» TASK STATEMENT: Reproduce all the lines exactly as they stand, apart from the pictures.

» DATASET EXTRACT:
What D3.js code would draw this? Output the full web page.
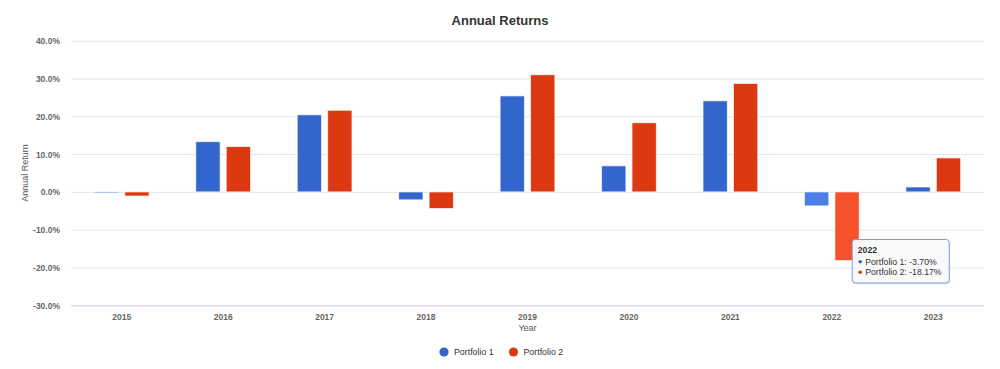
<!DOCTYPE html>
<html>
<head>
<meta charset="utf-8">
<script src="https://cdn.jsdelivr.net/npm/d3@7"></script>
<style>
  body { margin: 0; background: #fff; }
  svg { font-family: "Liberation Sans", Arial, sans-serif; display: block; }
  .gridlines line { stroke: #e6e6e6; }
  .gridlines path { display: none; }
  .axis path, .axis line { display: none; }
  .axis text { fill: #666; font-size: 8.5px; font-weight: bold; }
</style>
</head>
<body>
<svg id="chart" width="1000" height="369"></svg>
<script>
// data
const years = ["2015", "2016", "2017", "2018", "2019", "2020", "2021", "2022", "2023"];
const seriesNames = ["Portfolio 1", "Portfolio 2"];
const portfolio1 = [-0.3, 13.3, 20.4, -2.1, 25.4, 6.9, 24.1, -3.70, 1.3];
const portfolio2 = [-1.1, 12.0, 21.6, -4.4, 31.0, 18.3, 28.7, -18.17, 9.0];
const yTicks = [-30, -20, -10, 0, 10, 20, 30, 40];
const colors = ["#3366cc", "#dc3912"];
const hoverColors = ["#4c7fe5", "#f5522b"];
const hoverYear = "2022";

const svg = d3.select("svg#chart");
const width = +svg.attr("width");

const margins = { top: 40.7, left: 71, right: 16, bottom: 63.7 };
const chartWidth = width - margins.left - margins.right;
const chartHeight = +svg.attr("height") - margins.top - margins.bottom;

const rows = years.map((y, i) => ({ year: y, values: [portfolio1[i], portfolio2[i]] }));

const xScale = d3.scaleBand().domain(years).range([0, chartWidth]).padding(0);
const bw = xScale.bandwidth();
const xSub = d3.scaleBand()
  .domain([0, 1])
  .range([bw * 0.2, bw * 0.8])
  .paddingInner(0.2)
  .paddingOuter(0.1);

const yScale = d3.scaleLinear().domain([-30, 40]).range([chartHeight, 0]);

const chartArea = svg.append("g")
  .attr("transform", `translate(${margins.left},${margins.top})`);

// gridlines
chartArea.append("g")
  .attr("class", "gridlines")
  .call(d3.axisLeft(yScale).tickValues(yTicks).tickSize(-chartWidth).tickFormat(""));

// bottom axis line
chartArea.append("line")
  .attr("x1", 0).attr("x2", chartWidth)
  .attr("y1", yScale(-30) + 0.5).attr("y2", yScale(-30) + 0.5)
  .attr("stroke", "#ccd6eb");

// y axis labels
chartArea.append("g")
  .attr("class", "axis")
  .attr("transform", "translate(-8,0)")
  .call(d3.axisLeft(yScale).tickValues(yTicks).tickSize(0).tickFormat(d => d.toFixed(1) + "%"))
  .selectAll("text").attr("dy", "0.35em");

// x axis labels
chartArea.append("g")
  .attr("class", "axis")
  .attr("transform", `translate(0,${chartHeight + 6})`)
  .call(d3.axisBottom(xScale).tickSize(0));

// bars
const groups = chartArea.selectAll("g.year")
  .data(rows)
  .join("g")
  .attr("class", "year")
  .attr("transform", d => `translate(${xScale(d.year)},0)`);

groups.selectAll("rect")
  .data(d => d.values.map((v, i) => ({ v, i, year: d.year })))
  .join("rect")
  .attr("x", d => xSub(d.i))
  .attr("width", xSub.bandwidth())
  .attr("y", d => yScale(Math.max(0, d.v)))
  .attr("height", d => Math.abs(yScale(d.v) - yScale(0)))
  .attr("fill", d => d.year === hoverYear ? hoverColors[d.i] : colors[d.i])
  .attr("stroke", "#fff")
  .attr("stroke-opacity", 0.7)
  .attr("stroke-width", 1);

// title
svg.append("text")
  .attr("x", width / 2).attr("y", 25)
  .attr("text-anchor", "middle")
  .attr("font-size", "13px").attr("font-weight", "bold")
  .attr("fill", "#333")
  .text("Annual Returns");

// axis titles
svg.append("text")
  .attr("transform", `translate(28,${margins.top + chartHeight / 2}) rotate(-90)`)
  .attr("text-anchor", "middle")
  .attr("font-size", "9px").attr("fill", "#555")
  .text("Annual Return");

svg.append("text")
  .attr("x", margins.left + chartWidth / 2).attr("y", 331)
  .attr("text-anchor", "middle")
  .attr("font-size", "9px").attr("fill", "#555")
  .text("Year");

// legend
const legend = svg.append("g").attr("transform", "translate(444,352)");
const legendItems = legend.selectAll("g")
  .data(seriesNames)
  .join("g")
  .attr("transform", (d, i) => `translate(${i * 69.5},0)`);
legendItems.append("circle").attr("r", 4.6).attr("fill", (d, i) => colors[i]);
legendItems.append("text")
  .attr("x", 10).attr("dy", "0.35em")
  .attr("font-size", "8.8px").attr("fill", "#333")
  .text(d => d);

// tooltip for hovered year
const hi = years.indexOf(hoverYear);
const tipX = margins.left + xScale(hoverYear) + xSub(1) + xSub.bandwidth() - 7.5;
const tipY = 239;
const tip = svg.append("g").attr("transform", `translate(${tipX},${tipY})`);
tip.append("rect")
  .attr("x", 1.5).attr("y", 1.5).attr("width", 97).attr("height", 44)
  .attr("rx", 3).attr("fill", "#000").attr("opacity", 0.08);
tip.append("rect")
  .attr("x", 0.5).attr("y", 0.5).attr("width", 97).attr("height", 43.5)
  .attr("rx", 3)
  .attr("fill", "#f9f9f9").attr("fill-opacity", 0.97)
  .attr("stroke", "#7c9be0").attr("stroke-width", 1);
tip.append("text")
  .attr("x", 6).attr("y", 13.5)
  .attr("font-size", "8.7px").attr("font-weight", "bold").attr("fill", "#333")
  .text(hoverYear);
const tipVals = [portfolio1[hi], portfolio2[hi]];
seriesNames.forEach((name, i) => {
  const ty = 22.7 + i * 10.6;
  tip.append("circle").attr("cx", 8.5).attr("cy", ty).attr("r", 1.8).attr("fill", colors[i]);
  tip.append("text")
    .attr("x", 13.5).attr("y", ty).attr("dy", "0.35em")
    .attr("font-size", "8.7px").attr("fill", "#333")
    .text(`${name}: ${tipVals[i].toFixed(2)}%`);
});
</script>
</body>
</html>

» REPLY TO THE EXERCISE:
What D3.js code would draw this? Output the full web page.
<!DOCTYPE html>
<html>
<head>
<meta charset="utf-8">
<script src="https://cdn.jsdelivr.net/npm/d3@7"></script>
<style>
  body { margin: 0; background: #fff; }
  svg { font-family: "Liberation Sans", Arial, sans-serif; display: block; }
  .gridlines line { stroke: #e6e6e6; }
  .gridlines path { display: none; }
  .axis path, .axis line { display: none; }
  .axis text { fill: #666; font-size: 8.5px; font-weight: bold; }
</style>
</head>
<body>
<svg id="chart" width="1000" height="369"></svg>
<script>
// data
const years = ["2015", "2016", "2017", "2018", "2019", "2020", "2021", "2022", "2023"];
const seriesNames = ["Portfolio 1", "Portfolio 2"];
const portfolio1 = [-0.3, 13.3, 20.4, -2.1, 25.4, 6.9, 24.1, -3.70, 1.3];
const portfolio2 = [-1.1, 12.0, 21.6, -4.4, 31.0, 18.3, 28.7, -18.17, 9.0];
const yTicks = [-30, -20, -10, 0, 10, 20, 30, 40];
const colors = ["#3366cc", "#dc3912"];
const hoverColors = ["#4c7fe5", "#f5522b"];
const hoverYear = "2022";

const svg = d3.select("svg#chart");
const width = +svg.attr("width");

const margins = { top: 40.7, left: 71, right: 16, bottom: 63.7 };
const chartWidth = width - margins.left - margins.right;
const chartHeight = +svg.attr("height") - margins.top - margins.bottom;

const rows = years.map((y, i) => ({ year: y, values: [portfolio1[i], portfolio2[i]] }));

const xScale = d3.scaleBand().domain(years).range([0, chartWidth]).padding(0);
const bw = xScale.bandwidth();
const xSub = d3.scaleBand()
  .domain([0, 1])
  .range([bw * 0.2, bw * 0.8])
  .paddingInner(0.2)
  .paddingOuter(0.1);

const yScale = d3.scaleLinear().domain([-30, 40]).range([chartHeight, 0]);

const chartArea = svg.append("g")
  .attr("transform", `translate(${margins.left},${margins.top})`);

// gridlines
chartArea.append("g")
  .attr("class", "gridlines")
  .call(d3.axisLeft(yScale).tickValues(yTicks).tickSize(-chartWidth).tickFormat(""));

// bottom axis line
chartArea.append("line")
  .attr("x1", 0).attr("x2", chartWidth)
  .attr("y1", yScale(-30) + 0.5).attr("y2", yScale(-30) + 0.5)
  .attr("stroke", "#ccd6eb");

// y axis labels
chartArea.append("g")
  .attr("class", "axis")
  .attr("transform", "translate(-8,0)")
  .call(d3.axisLeft(yScale).tickValues(yTicks).tickSize(0).tickFormat(d => d.toFixed(1) + "%"))
  .selectAll("text").attr("dy", "0.35em");

// x axis labels
chartArea.append("g")
  .attr("class", "axis")
  .attr("transform", `translate(0,${chartHeight + 6})`)
  .call(d3.axisBottom(xScale).tickSize(0));

// bars
const groups = chartArea.selectAll("g.year")
  .data(rows)
  .join("g")
  .attr("class", "year")
  .attr("transform", d => `translate(${xScale(d.year)},0)`);

groups.selectAll("rect")
  .data(d => d.values.map((v, i) => ({ v, i, year: d.year })))
  .join("rect")
  .attr("x", d => xSub(d.i))
  .attr("width", xSub.bandwidth())
  .attr("y", d => yScale(Math.max(0, d.v)))
  .attr("height", d => Math.abs(yScale(d.v) - yScale(0)))
  .attr("fill", d => d.year === hoverYear ? hoverColors[d.i] : colors[d.i])
  .attr("stroke", "#fff")
  .attr("stroke-opacity", 0.7)
  .attr("stroke-width", 1);

// title
svg.append("text")
  .attr("x", width / 2).attr("y", 25)
  .attr("text-anchor", "middle")
  .attr("font-size", "13px").attr("font-weight", "bold")
  .attr("fill", "#333")
  .text("Annual Returns");

// axis titles
svg.append("text")
  .attr("transform", `translate(28,${margins.top + chartHeight / 2}) rotate(-90)`)
  .attr("text-anchor", "middle")
  .attr("font-size", "9px").attr("fill", "#555")
  .text("Annual Return");

svg.append("text")
  .attr("x", margins.left + chartWidth / 2).attr("y", 331)
  .attr("text-anchor", "middle")
  .attr("font-size", "9px").attr("fill", "#555")
  .text("Year");

// legend
const legend = svg.append("g").attr("transform", "translate(444,352)");
const legendItems = legend.selectAll("g")
  .data(seriesNames)
  .join("g")
  .attr("transform", (d, i) => `translate(${i * 69.5},0)`);
legendItems.append("circle").attr("r", 4.6).attr("fill", (d, i) => colors[i]);
legendItems.append("text")
  .attr("x", 10).attr("dy", "0.35em")
  .attr("font-size", "8.8px").attr("fill", "#333")
  .text(d => d);

// tooltip for hovered year
const hi = years.indexOf(hoverYear);
const tipX = margins.left + xScale(hoverYear) + xSub(1) + xSub.bandwidth() - 7.5;
const tipY = 239;
const tip = svg.append("g").attr("transform", `translate(${tipX},${tipY})`);
tip.append("rect")
  .attr("x", 1.5).attr("y", 1.5).attr("width", 97).attr("height", 44)
  .attr("rx", 3).attr("fill", "#000").attr("opacity", 0.08);
tip.append("rect")
  .attr("x", 0.5).attr("y", 0.5).attr("width", 97).attr("height", 43.5)
  .attr("rx", 3)
  .attr("fill", "#f9f9f9").attr("fill-opacity", 0.97)
  .attr("stroke", "#7c9be0").attr("stroke-width", 1);
tip.append("text")
  .attr("x", 6).attr("y", 13.5)
  .attr("font-size", "8.7px").attr("font-weight", "bold").attr("fill", "#333")
  .text(hoverYear);
const tipVals = [portfolio1[hi], portfolio2[hi]];
seriesNames.forEach((name, i) => {
  const ty = 22.7 + i * 10.6;
  tip.append("circle").attr("cx", 8.5).attr("cy", ty).attr("r", 1.8).attr("fill", colors[i]);
  tip.append("text")
    .attr("x", 13.5).attr("y", ty).attr("dy", "0.35em")
    .attr("font-size", "8.7px").attr("fill", "#333")
    .text(`${name}: ${tipVals[i].toFixed(2)}%`);
});
</script>
</body>
</html>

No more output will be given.